Because of this structure, many playground decisions are made with a short planning horizon—even though the playground itself will be used for decades.

This disconnect between budget timing and asset lifespan quietly shapes long-term risk.

Why Deferred Costs Are Harder to Address Later

When playground issues are identified early, corrections are often manageable.

However, when issues emerge after budgets are closed, agencies face limitations that did not exist during planning:

  1. Funding may not be available until the next fiscal cycle
  2. Capital and maintenance budgets may be separated
  3. Emergency corrections may require reallocation or approval
  4. Public use may continue while issues are unresolved

What could have been addressed proactively often becomes more complex once budget flexibility is lost.

Small Issues Become Large Budget Events

Minor playground condition showing wear that may require future correction.

Many playground risks begin as minor conditions.

Surfacing settles. Equipment shifts. Drainage changes. Wear accumulates unevenly.

When these issues are identified early, they can often be corrected through routine maintenance. When identified later—during inspection or review—they may require larger corrective actions that exceed available maintenance budgets.

At that point, small issues become budget events rather than maintenance tasks.

Why Budget Timing Increases Visibility

Public agency budget or planning documents reviewed in relation to a playground site.

Budget-related corrections are often more visible than routine maintenance.

Unplanned expenditures, delayed openings, or mid-cycle funding requests tend to draw attention from administrators, boards, and the public.

Even when corrective actions are reasonable, the timing can create the perception that issues were unexpected or unmanaged.

In public environments, perception often matters as much as condition.

Budget Constraints Limit Corrective Options

Once a playground is operational and budgets are set, corrective options narrow.

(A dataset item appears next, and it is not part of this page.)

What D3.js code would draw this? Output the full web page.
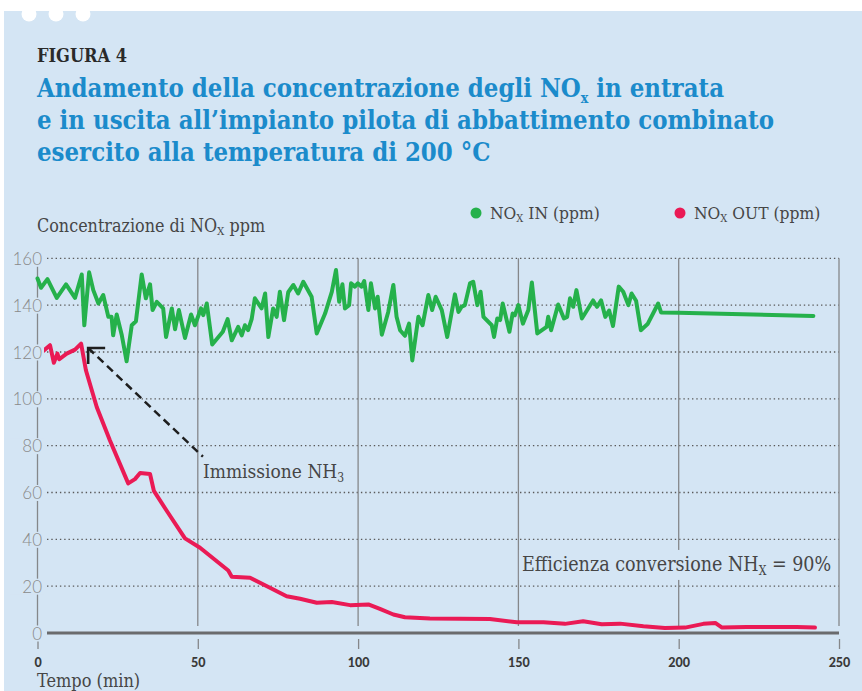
<!DOCTYPE html>
<html>
  <head>
    <meta charset="utf-8" />
    <title>Figura 4</title>
    <script src="https://d3js.org/d3.v7.min.js"></script>
    <style>
      body { margin: 0; background: #fff; }
      .serif { font-family: "DejaVu Serif Condensed", "DejaVu Serif", serif; font-stretch: condensed; }
    </style>
  </head>
  <body>
    <svg width="862" height="691"></svg>

    <script type="text/javascript">
      // NOx IN (ppm)
      var inTime = [0, 1.1, 3.1, 6.0, 8.9, 11.7, 13.8, 14.6, 16.1, 17.4, 19.0, 20.5, 22.1, 23.1, 23.6, 24.7, 26.3, 27.8, 29.4, 30.7,
        32.5, 33.8, 35.1, 35.9, 37.2, 39.2, 40.1, 41.9, 42.9, 44.1, 46.0, 47.9, 49.1, 51.0, 51.7, 52.8, 54.5, 57.8, 59.3, 60.6,
        62.6, 63.7, 64.7, 65.7, 66.8, 67.8, 69.9, 71.0, 72.0, 73.5, 74.6, 75.6, 76.9, 78.2, 79.8, 81.3, 82.9, 85.5, 87.1, 89.7,
        91.8, 93.1, 94.1, 95.1, 95.9, 97.2, 97.8, 99.0, 99.9, 101.1, 101.9, 103.2, 104.0, 105.3, 106.1, 107.4, 109.4, 111.0, 112.0, 113.1,
        114.6, 115.9, 116.9, 118.8, 120.1, 121.9, 123.1, 124.2, 126.1, 127.8, 130.2, 131.3, 132.3, 133.3, 134.9, 135.9, 137.2, 138.2, 139.1, 141.7,
        142.4, 143.4, 144.3, 145.1, 147.2, 148.2, 148.9, 150.0, 151.4, 153.1, 154.2, 155.9, 158.8, 159.3, 160.2, 162.4, 164.2, 165.2, 166.1, 167.1,
        168.1, 169.8, 173.3, 174.5, 175.8, 177.1, 178.3, 179.5, 181.3, 182.7, 184.3, 185.3, 186.7, 188.2, 190.3, 193.6, 194.5, 200, 242];
      var inValue = [151.4, 147.4, 151.1, 143.1, 148.9, 143.1, 153.1, 131.4, 154, 146.4, 140.7, 144.3, 135, 135, 127.1, 136, 127.1, 116, 131.4, 133.1,
        153.1, 142.9, 148.9, 137.9, 141.4, 138.6, 126.4, 138.6, 129.7, 137.9, 126, 136, 131.4, 138.6, 135.7, 140.7, 123.2, 128.6, 134, 125,
        130.7, 127.1, 131.4, 129.3, 134, 142.9, 138.6, 145, 126.4, 138.6, 135, 145.7, 133.6, 145.5, 148.6, 145, 150, 143.6, 127.9, 136.4,
        145.7, 155, 141.4, 148.9, 138.6, 140, 149.3, 147.9, 149.3, 147.9, 150.3, 137.9, 149.3, 138.6, 143.6, 127.4, 137.1, 148.6, 135, 129.3,
        126.9, 132.1, 116.4, 135, 131.4, 144.3, 137.9, 143.6, 137.9, 126.4, 144.6, 137.1, 139.3, 140, 149.3, 150, 140, 145.7, 135, 131.4,
        126.4, 134.3, 133.6, 140.7, 128.6, 136.4, 135.7, 140, 132.1, 137.9, 149.7, 127.9, 130.7, 135, 129.3, 140.3, 134.3, 135, 142.9, 139.3,
        146.4, 134.3, 142, 139.3, 142, 135, 137.7, 131.1, 147.9, 145.7, 140, 145, 141.9, 129.3, 131.9, 140.7, 136.9, 136.7, 135.4];

      // NOx OUT (ppm)
      var outTime = [0.8, 3.9, 5.1, 6.2, 6.8, 9.1, 11.7, 13.6, 15.1, 18.5, 22.6, 28.3, 30.4, 32.0, 35.1, 36.3, 40.3, 46.0, 50.7, 59.5,
        60.6, 66.3, 72.5, 77.7, 81.9, 87.1, 91.8, 97.5, 103.2, 106.8, 111.0, 114.6, 122.4, 141.1, 149.5, 157.8, 164.5, 170.2, 176.0, 181.7,
        189.0, 195.7, 202.0, 207.7, 211.4, 213.4, 221.2, 236.8, 242.5];
      var outValue = [119.3, 122.9, 115.4, 119.3, 116.9, 119.3, 121, 123.6, 112.2, 96.4, 82.2, 63.9, 65.7, 68.3, 67.9, 60.7, 52.2, 40.4, 36.4, 26.7,
        24.0, 23.6, 19.3, 15.7, 14.6, 12.9, 13.2, 11.9, 12.2, 10.3, 7.9, 6.7, 6.2, 6.0, 4.6, 4.6, 3.9, 5.0, 3.7, 4.0,
        2.9, 2.1, 2.3, 3.9, 4.3, 2.4, 2.6, 2.6, 2.3];

      var xTicks = [0, 50, 100, 150, 200, 250];
      var yTicks = [0, 20, 40, 60, 80, 100, 120, 140, 160];

      var green = "#25b14b";
      var red = "#ea1a55";
      var panel = "#d4e5f4";
      var textGrey = "#464646";

      var svg = d3.select("svg");

      // background panel
      svg.append("rect").attr("x", 4).attr("y", 11).attr("width", 858).attr("height", 680).attr("fill", panel);
      svg.selectAll("circle.dot").data([29, 56, 83]).enter().append("circle")
        .attr("cx", function (d) { return d; }).attr("cy", 14).attr("r", 7.5).attr("fill", "#fff");

      // titles
      svg.append("text").attr("class", "serif").attr("x", 37).attr("y", 62)
        .style("font-size", "18px").style("font-weight", "bold").attr("fill", "#2a2a2a").text("FIGURA 4");

      var title = svg.append("g").attr("class", "serif").attr("fill", "#1b8bcb")
        .style("font-size", "25.5px").style("font-weight", "bold");
      var t1 = title.append("text").attr("x", 37).attr("y", 97);
      t1.append("tspan").text("Andamento della concentrazione degli NO");
      t1.append("tspan").attr("dy", 6).style("font-size", "14px").text("x");
      t1.append("tspan").attr("dy", -6).text(" in entrata");
      title.append("text").attr("x", 37).attr("y", 129).text("e in uscita all\u2019impianto pilota di abbattimento combinato");
      title.append("text").attr("x", 37).attr("y", 161).text("esercito alla temperatura di 200 \u00b0C");

      // scales
      var x = d3.scaleLinear().domain([0, 250]).range([37.5, 839]);
      var y = d3.scaleLinear().domain([0, 160]).range([633, 258.3]);

      // axis title and legend
      var yt = svg.append("text").attr("class", "serif").attr("x", 37).attr("y", 232)
        .style("font-size", "17.8px").attr("fill", textGrey);
      yt.append("tspan").text("Concentrazione di NO");
      yt.append("tspan").attr("dy", 3).style("font-size", "11.5px").text("X");
      yt.append("tspan").attr("dy", -3).text(" ppm");

      var legend = [
        { name: "IN", color: green, x: 476 },
        { name: "OUT", color: red, x: 680 }
      ];
      legend.forEach(function (l) {
        svg.append("circle").attr("cx", l.x).attr("cy", 213).attr("r", 5.5).attr("fill", l.color);
        var lt = svg.append("text").attr("class", "serif").attr("x", l.x + 14).attr("y", 219)
          .style("font-size", "17.3px").attr("fill", textGrey);
        lt.append("tspan").text("NO");
        lt.append("tspan").attr("dy", 3).style("font-size", "11px").text("X");
        lt.append("tspan").attr("dy", -3).text(" " + l.name + " (ppm)");
      });

      // dotted horizontal grid
      svg.append("g").selectAll("line").data(yTicks.filter(function (d) { return d > 0; })).enter().append("line")
        .attr("x1", 47).attr("x2", x(250))
        .attr("y1", function (d) { return y(d); }).attr("y2", function (d) { return y(d); })
        .attr("stroke", "#5a5a5a").attr("stroke-width", 1.3).attr("stroke-dasharray", "1.4 2.9");

      // vertical grid lines
      svg.append("g").selectAll("line").data(xTicks).enter().append("line")
        .attr("x1", function (d) { return x(d); }).attr("x2", function (d) { return x(d); })
        .attr("y1", function (d) { return d === 0 ? y(160) + 6 : y(160); }).attr("y2", 626)
        .attr("stroke", "#85878a").attr("stroke-width", 1.3);

      // x axis
      var xAxis = svg.append("g").attr("transform", "translate(0,639)")
        .call(d3.axisBottom(x).tickValues(xTicks).tickSize(10).tickPadding(9));
      xAxis.select(".domain").remove();
      xAxis.selectAll(".tick line").attr("stroke", "#85878a").attr("stroke-width", 1.3);
      xAxis.selectAll("text").attr("fill", "#3a3a3a")
        .style("font-family", "Lato, sans-serif").style("font-size", "12.5px").style("font-weight", "900");

      svg.append("line").attr("x1", 47).attr("x2", x(250)).attr("y1", y(0)).attr("y2", y(0))
        .attr("stroke", "#6a6b6d").attr("stroke-width", 3);

      svg.append("text").attr("class", "serif").attr("x", 37).attr("y", 687)
        .style("font-size", "18px").attr("fill", textGrey).text("Tempo (min)");

      // efficiency note (masks the grid behind it)
      var note = svg.append("g");
      note.append("rect").attr("x", x(151.1) - 3).attr("y", y(26.5) - 21).attr("width", 318).attr("height", 30).attr("fill", panel);
      var nt = note.append("text").attr("class", "serif").attr("x", x(151.1)).attr("y", y(26.5))
        .style("font-size", "19.5px").attr("fill", textGrey);
      nt.append("tspan").text("Efficienza conversione NH");
      nt.append("tspan").attr("dy", 4).style("font-size", "12px").text("X");
      nt.append("tspan").attr("dy", -4).text(" = 90%");

      // lines
      var line = d3.line().x(function (d) { return x(d[0]); }).y(function (d) { return y(d[1]); });
      var inData = d3.zip(inTime, inValue);
      var outData = d3.zip(outTime, outValue);

      svg.append("path").datum(inData).attr("fill", "none").attr("stroke", green)
        .attr("stroke-width", 4).attr("stroke-linejoin", "round").attr("stroke-linecap", "round").attr("d", line);
      svg.append("path").datum(outData).attr("fill", "none").attr("stroke", red)
        .attr("stroke-width", 4).attr("stroke-linejoin", "round").attr("stroke-linecap", "round").attr("d", line);

      // NH3 injection arrow
      var tip = [15.8, 121.7], tail = [51.6, 75.3];
      svg.append("line").attr("x1", x(tip[0])).attr("y1", y(tip[1])).attr("x2", x(tail[0])).attr("y2", y(tail[1]))
        .attr("stroke", "#1e1e1e").attr("stroke-width", 2.5).attr("stroke-dasharray", "8 5");
      svg.append("path")
        .attr("d", "M" + (x(tip[0]) + 17) + "," + y(tip[1]) + "H" + x(tip[0]) + "V" + (y(tip[1]) + 16))
        .attr("fill", "none").attr("stroke", "#1e1e1e").attr("stroke-width", 2.6);
      var it = svg.append("text").attr("class", "serif").attr("x", x(tail[0])).attr("y", y(tail[1]) + 21)
        .style("font-size", "19px").attr("fill", textGrey);
      it.append("tspan").text("Immissione NH");
      it.append("tspan").attr("dy", 4).style("font-size", "12px").text("3");

      // y axis labels over the axis line
      var yAxis = svg.append("g").attr("transform", "translate(42,0)")
        .call(d3.axisLeft(y).tickValues(yTicks).tickSize(0).tickPadding(0));
      yAxis.select(".domain").remove();
      yAxis.selectAll(".tick").insert("rect", "text")
        .attr("x", -32).attr("y", -8).attr("width", 34).attr("height", 16).attr("fill", panel);
      yAxis.selectAll("text").attr("fill", "#8a8a8a").attr("dy", "0.36em")
        .style("font-family", "Lato, sans-serif").style("font-size", "17px").style("font-weight", "300");
    </script>
  </body>
</html>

Agencies may be forced to:

  1. Delay non-critical corrections
  2. Implement temporary measures
  3. Seek additional approvals
  4. Prioritize visible issues over less obvious risks

These constraints can extend the lifespan of conditions that would have been resolved earlier with less effort and less scrutiny.

Planning for Budget Reality Reduces Long-Term Exposure

Budget cycles are a reality of public operations.

However, recognizing how budget timing affects risk allows agencies to plan more defensibly.

Playground projects that account for long-term maintenance, inspection readiness, and predictable wear are less likely to encounter budget-driven escalation later.

Early planning does not eliminate cost.
It reduces surprise.

What This Means for Public Agencies

Public playground risk is shaped as much by budget timing as by physical condition.

Agencies that consider how budget cycles interact with long-term asset use are better positioned to:

  1. Address issues proactively
  2. Avoid unplanned funding requests
  3. Reduce public scrutiny during corrections
  4. Maintain inspection readiness over time

Playgrounds that remain manageable over time are those planned with both physical use and financial reality in mind.

Final Perspective

Budget cycles do not create playground risk on their own.

They amplify risk when long-term responsibilities are deferred until funding constraints make correction more visible and more difficult.

Recognizing this dynamic allows public agencies to align planning, maintenance, and budgeting with the long-term reality of playground use.

Maintained public playground reflecting planned upkeep and long-term management.